Transport-based density estimation methods are receiving growing interest because of their ability to efficiently generate samples from the approximated density. We further invertigate the sequential transport maps framework proposed from arXiv:2106.04170 arXiv:2303.02554, which builds on a sequence of composed Knothe-Rosenblatt (KR) maps. Each of those maps are built by first estimating an intermediate density of moderate complexity, and then by computing the exact KR map from a reference density to the precomputed approximate density. In our work, we explore the use of Sum-of-Squares (SoS) densities and $α$-divergences for approximating the intermediate densities. Combining SoS densities with $α$-divergence interestingly yields convex optimization problems which can be efficiently solved using semidefinite programming. The main advantage of $α$-divergences is to enable working with unnormalized densities, which provides benefits both numerically and theoretically. In particular, we provide a new convergence analyses of the sequential transport maps based on information geometric properties of $α$-divergences.

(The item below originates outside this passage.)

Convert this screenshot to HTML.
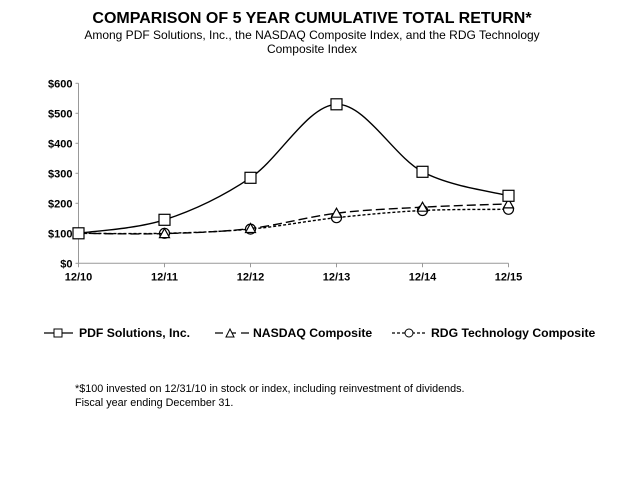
<!DOCTYPE html>
<html><head><meta charset="utf-8"><style>
body{margin:0;background:#fff;width:625px;height:488px;overflow:hidden;font-family:"Liberation Sans",Arial,sans-serif}
</style></head><body>
<svg width="625" height="488" xmlns="http://www.w3.org/2000/svg">
<text x="312" y="23" text-anchor="middle" font-weight="bold" font-size="16">COMPARISON OF 5 YEAR CUMULATIVE TOTAL RETURN*</text>
<text x="312" y="39" text-anchor="middle" font-size="12">Among PDF Solutions, Inc., the NASDAQ Composite Index, and the RDG Technology</text>
<text x="312" y="53" text-anchor="middle" font-size="12">Composite Index</text>
<g id="axes"></g>
<g id="series"></g>
<g font-weight="bold" font-size="12.2">
<g>
<line x1="44" y1="333" x2="73" y2="333" stroke="#000" stroke-width="1.3"/><rect x="54" y="329" width="8" height="8" fill="#fff" stroke="#000"/>
<text x="79" y="337">PDF Solutions, Inc.</text></g>
<g>
<line x1="215" y1="333" x2="250" y2="333" stroke="#000" stroke-width="1.3" stroke-dasharray="8,5"/><path d="M226,337 L230,329 L234,337 Z" fill="#fff" stroke="#000"/>
<text x="253" y="337">NASDAQ Composite</text></g>
<g>
<line x1="392" y1="333" x2="427" y2="333" stroke="#000" stroke-width="1.3" stroke-dasharray="3,2"/><circle cx="409" cy="333" r="4" fill="#fff" stroke="#000"/>
<text x="431" y="337">RDG Technology Composite</text></g>
</g>
<text x="75" y="392" font-size="10.8">*$100 invested on 12/31/10 in stock or index, including reinvestment of dividends.</text>
<text x="75" y="406" font-size="10.8">Fiscal year ending December 31.</text>
</svg>
<script>
const categories=["12/10","12/11","12/12","12/13","12/14","12/15"];
const pdfValues=[100,145,285,530,305,225];
const nasdaqValues=[100,99,116,167,187,198];
const rdgValues=[100,100,114,152,176,180];
const yTicks=[0,100,200,300,400,500,600];
const NS="http://www.w3.org/2000/svg";
const x0=78.5,dx=86,y0=263.3,ppu=0.3;
const X=i=>x0+i*dx, Y=v=>y0-v*ppu;
function mk(t,a,p){const e=document.createElementNS(NS,t);for(const k in a)e.setAttribute(k,a[k]);p.appendChild(e);return e;}
const ax=document.getElementById('axes'), se=document.getElementById('series');
mk('line',{x1:x0,y1:Y(600),x2:x0,y2:y0,stroke:'#999'},ax);
mk('line',{x1:x0,y1:y0,x2:X(5),y2:y0,stroke:'#999'},ax);
yTicks.forEach(v=>{
 const t=mk('text',{x:x0-6,y:Y(v)+4,'text-anchor':'end','font-size':'11','font-weight':'bold'},ax);
 
 
 t.textContent='$'+v;
 mk('line',{x1:x0-3,y1:Y(v),x2:x0,y2:Y(v),stroke:'#999'},ax);
});
categories.forEach((c,i)=>{
 mk('line',{x1:X(i),y1:y0,x2:X(i),y2:y0+4,stroke:'#999'},ax);
 const t=mk('text',{x:X(i),y:y0+17,'text-anchor':'middle','font-size':'11','font-weight':'bold'},ax);
 
 
 t.textContent=c;
});
function smooth(vals){
 const p=vals.map((v,i)=>[X(i),Y(v)]);let d=`M${p[0][0]},${p[0][1]}`;
 for(let i=0;i<p.length-1;i++){const a=p[i-1]||p[i],b=p[i],c=p[i+1],e=p[i+2]||c;
  d+=` C${b[0]+(c[0]-a[0])/6},${b[1]+(c[1]-a[1])/6} ${c[0]-(e[0]-b[0])/6},${c[1]-(e[1]-b[1])/6} ${c[0]},${c[1]}`;}
 return d;}
function series(vals,dash,marker,name){
 const g=mk('g',{},se);
 
 
 mk('path',{d:smooth(vals),fill:'none',stroke:'#000','stroke-width':1.4,'stroke-dasharray':dash},g);
 vals.forEach((v,i)=>{const x=X(i),y=Y(v);let m;
  if(marker==='sq')m=mk('rect',{x:x-5.5,y:y-5.5,width:11,height:11,fill:'#fff',stroke:'#000','stroke-width':1.2},g);
  else if(marker==='tri')m=mk('path',{d:`M${x-5},${y+4} L${x},${y-5} L${x+5},${y+4} Z`,fill:'#fff',stroke:'#000','stroke-width':1.2},g);
  else m=mk('circle',{cx:x,cy:y,r:5,fill:'#fff',stroke:'#000','stroke-width':1.2},g);
  
  });
}
series(rdgValues,'3,2','circ','rdg-series');
series(nasdaqValues,'9,4','tri','nasdaq-series');
series(pdfValues,'','sq','pdf-series');
</script>
</body></html>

The choice of intermediate densities is also crucial for the efficiency of the method. While tempered (or annealed) densities are the state-of-the-art, we introduce diffusion-based intermediate densities which permits to approximate densities known from samples only. Such intermediate densities are well-established in machine learning for generative modeling. Finally we propose low-dimensional maps (or lazy maps) for dealing with high-dimensional problems and numerically demonstrate our methods on Bayesian inference problems and unsupervised learning tasks.